Count how many lines below contain the word "seaborn", then give that number alone.

** begin **

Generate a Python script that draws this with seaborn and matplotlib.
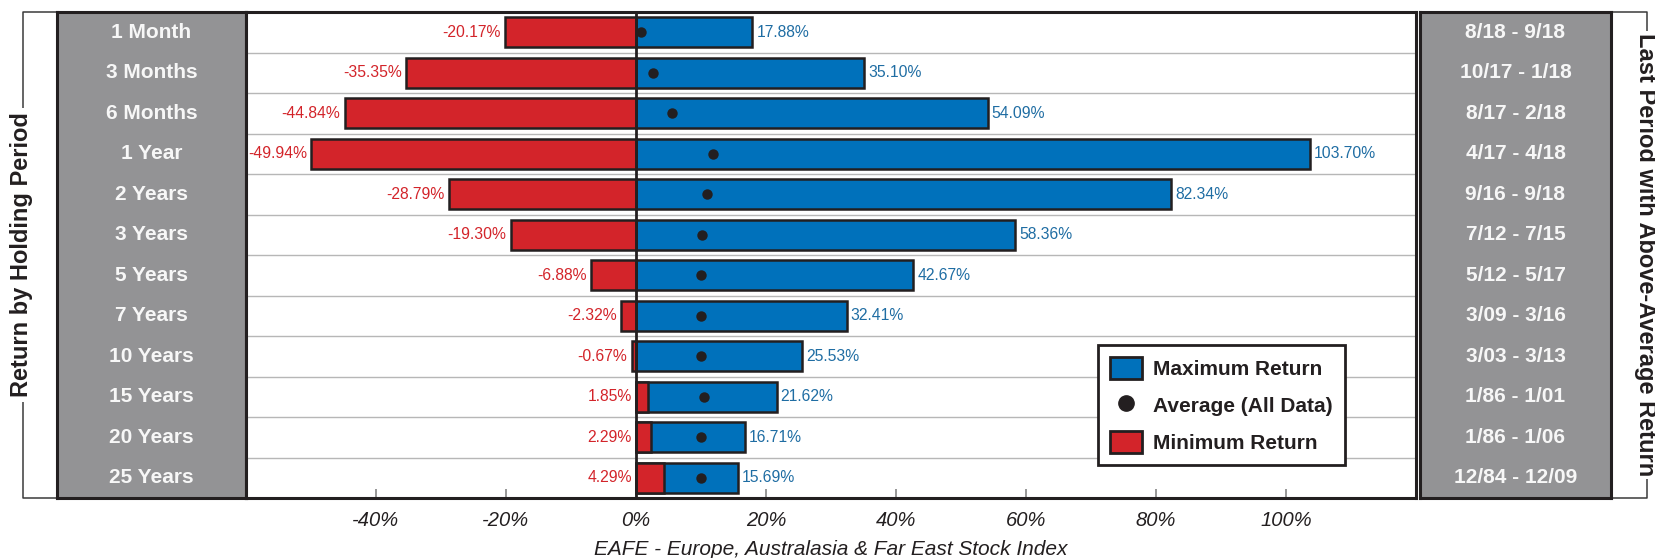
import matplotlib
matplotlib.use("Agg")
import matplotlib.pyplot as plt
import seaborn as sns
import pandas as pd
from matplotlib.patches import Patch
from matplotlib.lines import Line2D

# ---------------- data ----------------
periods = ["1 Month", "3 Months", "6 Months", "1 Year", "2 Years", "3 Years",
           "5 Years", "7 Years", "10 Years", "15 Years", "20 Years", "25 Years"]
max_return = [17.88, 35.10, 54.09, 103.70, 82.34, 58.36, 42.67, 32.41, 25.53, 21.62, 16.71, 15.69]
min_return = [-20.17, -35.35, -44.84, -49.94, -28.79, -19.30, -6.88, -2.32, -0.67, 1.85, 2.29, 4.29]
avg_return = [0.8, 2.6, 5.5, 11.8, 10.9, 10.2, 10.0, 10.0, 10.0, 10.4, 10.0, 10.0]
last_period = ["8/18 - 9/18", "10/17 - 1/18", "8/17 - 2/18", "4/17 - 4/18", "9/16 - 9/18",
               "7/12 - 7/15", "5/12 - 5/17", "3/09 - 3/16", "3/03 - 3/13", "1/86 - 1/01",
               "1/86 - 1/06", "12/84 - 12/09"]
x_ticks = [-40, -20, 0, 20, 40, 60, 80, 100]
x_tick_labels = ["-40%", "-20%", "0%", "20%", "40%", "60%", "80%", "100%"]
legend_labels = ["Maximum Return", "Average (All Data)", "Minimum Return"]
x_title = "EAFE - Europe, Australasia & Far East Stock Index"
left_title = "Return by Holding Period"
right_title = "Last Period with Above-Average Return"

# ---------------- style ----------------
BLUE = "#0071bb"
BLUE_TXT = "#1f6da3"
RED = "#d3242a"
DARK = "#231f20"
GRAY_PANEL = "#939395"
GRID = "#b7b7b7"

sns.set_theme(style="white")
plt.rcParams["font.family"] = ["Liberation Sans", "DejaVu Sans"]

W, H = 1656, 558
fig = plt.figure(figsize=(W / 100, H / 100), dpi=100)

top_px, bot_px = 12, 498
bottom = (H - bot_px) / H
height = (bot_px - top_px) / H

# overlay for brackets / side titles
ax_o = fig.add_axes([0, 0, 1, 1], zorder=0)
ax_o.set_xlim(0, W)
ax_o.set_ylim(H, 0)
ax_o.axis("off")
ax_o.plot([57, 23, 23, 57], [top_px, top_px, bot_px, bot_px], color="#3a3a3a", lw=1.1)
ax_o.plot([1611, 1647, 1647, 1611], [top_px, top_px, bot_px, bot_px], color="#3a3a3a", lw=1.1)
ax_o.text(22, 255, left_title, rotation=90, ha="center", va="center", fontsize=17,
          fontweight="bold", color=DARK,
          bbox=dict(facecolor="white", edgecolor="none", pad=3))
ax_o.text(1646, 255, right_title, rotation=270, ha="center", va="center", fontsize=17,
          fontweight="bold", color=DARK,
          bbox=dict(facecolor="white", edgecolor="none", pad=2))

# ---------------- main axes ----------------
ax = fig.add_axes([246 / W, bottom, 1170 / W, height], zorder=2)
df = pd.DataFrame({"period": periods, "max": max_return, "min": min_return, "avg": avg_return})

sns.barplot(data=df, x="max", y="period", orient="h", color=BLUE, saturation=1,
            edgecolor=DARK, linewidth=1.8, width=0.74, errorbar=None, ax=ax, zorder=2)
sns.barplot(data=df, x="min", y="period", orient="h", color=RED, saturation=1,
            edgecolor=DARK, linewidth=1.8, width=0.74, errorbar=None, ax=ax, zorder=3)
ax.axvline(0, color=DARK, lw=2.0, zorder=5)
sns.stripplot(data=df, x="avg", y="period", orient="h", jitter=False, color=DARK,
              size=7.5, linewidth=0, ax=ax, zorder=6)

for i in range(len(periods) - 1):
    ax.axhline(i + 0.5, color=GRID, lw=1.0, zorder=1)

for i, (mx, mn) in enumerate(zip(max_return, min_return)):
    ax.annotate(f"{mx:.2f}%", xy=(mx, i), xytext=(3, 0), textcoords="offset points",
                ha="left", va="center", color=BLUE_TXT, fontsize=11.3, zorder=7)
    ax.annotate(f"{mn:.2f}%", xy=(min(mn, 0), i), xytext=(-3, 0), textcoords="offset points",
                ha="right", va="center", color=RED, fontsize=11.3, zorder=7)

ax.set_xlim(-60, 120)
ax.set_ylim(len(periods) - 0.5, -0.5)
ax.set_yticks([])
ax.set_ylabel("")
ax.set_xticks(x_ticks)
ax.set_xticklabels(x_tick_labels, fontsize=14.5, style="italic", color=DARK)
ax.tick_params(axis="x", direction="in", length=6.5, width=1.1, color="#7a7a7a", pad=9,
               bottom=True, top=False)
ax.set_xlabel(x_title, fontsize=15, style="italic", color=DARK, labelpad=7.5)
for s in ax.spines.values():
    s.set_color(DARK)
    s.set_linewidth(2.2)
    s.set_visible(True)

handles = [
    Patch(facecolor=BLUE, edgecolor=DARK, linewidth=2),
    Line2D([], [], marker="o", linestyle="none", markersize=11, color=DARK),
    Patch(facecolor=RED, edgecolor=DARK, linewidth=2),
]
leg = ax.legend(handles, legend_labels, loc="upper left", bbox_to_anchor=(0.728, 0.315),
                borderaxespad=0, frameon=True, fancybox=False, framealpha=1,
                edgecolor=DARK, handlelength=1.5, handleheight=1.25, handletextpad=0.55,
                labelspacing=0.7, borderpad=0.6,
                prop={"size": 15, "weight": "bold"})
leg.get_frame().set_linewidth(2.0)
leg.set_zorder(10)
for t in leg.get_texts():
    t.set_color(DARK)

# ---------------- side panels ----------------
def panel(left_px, width_px, labels):
    a = fig.add_axes([left_px / W, bottom, width_px / W, height], zorder=1)
    a.set_facecolor(GRAY_PANEL)
    a.set_xlim(0, 1)
    a.set_ylim(len(labels) - 0.5, -0.5)
    a.set_xticks([])
    a.set_yticks([])
    for s in a.spines.values():
        s.set_color(DARK)
        s.set_linewidth(2.2)
    for i, lab in enumerate(labels):
        a.text(0.5, i, lab, ha="center", va="center", fontsize=15, fontweight="bold",
               color="#f7f7f7")
    return a

panel(57, 189, periods)
panel(1420, 191, last_period)

fig.savefig("out.png", dpi=100)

** end **

Exercise answer: 2